London, June 15 (EFE). A team of scientists has managed to create artificial human embryos using stem cells, without having to resort to eggs or sperm, a revolutionary advance that could help investigate genetic disorders.
According to the British newspaper The Guardian, Thursday, this is an innovative step forward in science and research that nevertheless raises, at the same time, ethical dilemmas and legal problems.
Experts from the UK and the US suggest that these model embryos, which are similar to those found in the early stages of human development, could provide, for example, a “crucial window” into the biological causes of recurrent miscarriage.
These structures do not contain a beating heart or the beginning of a brain, although they do include the cells that would form the placenta, yolk sac, and the fetus itself.
“We can create models similar to human embryos by reprogramming cells,” says Professor Magdalena Zernica-Goetz, of the California Institute of Technology (USA) in an intervention conducted as part of the annual conference in Boston of the International Society for Stem Cell Research.

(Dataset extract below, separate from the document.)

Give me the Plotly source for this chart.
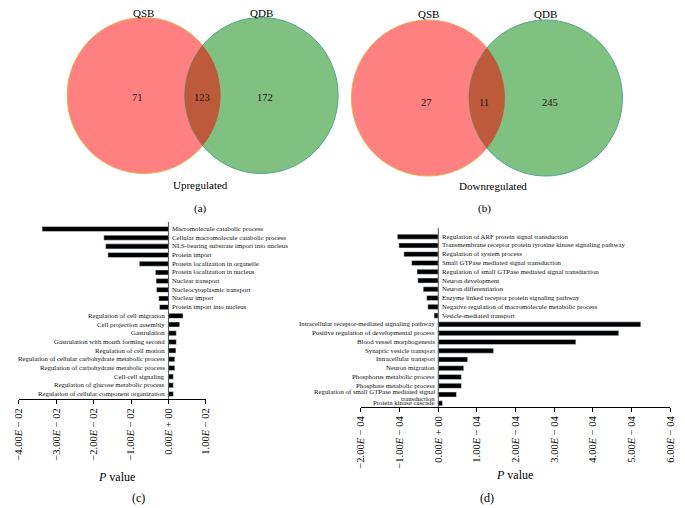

According to this, there is currently no short-term prospect of using these artificial embryos clinically and it would be illegal to implant them in the patient’s uterus.
It is also not yet clear whether these structures have the potential to continue to mature beyond the earliest stages of development.
In another appearance at the conference, Robin Lovell-Badge, chair of stem cell biology and developmental genetics at the Francis Crick Institute (London), said, “The idea is that if we use stem cells to model normal human embryonic development, you can get a lot of information about how development begins, and what can go wrong, without having to use early stage embryos for research.”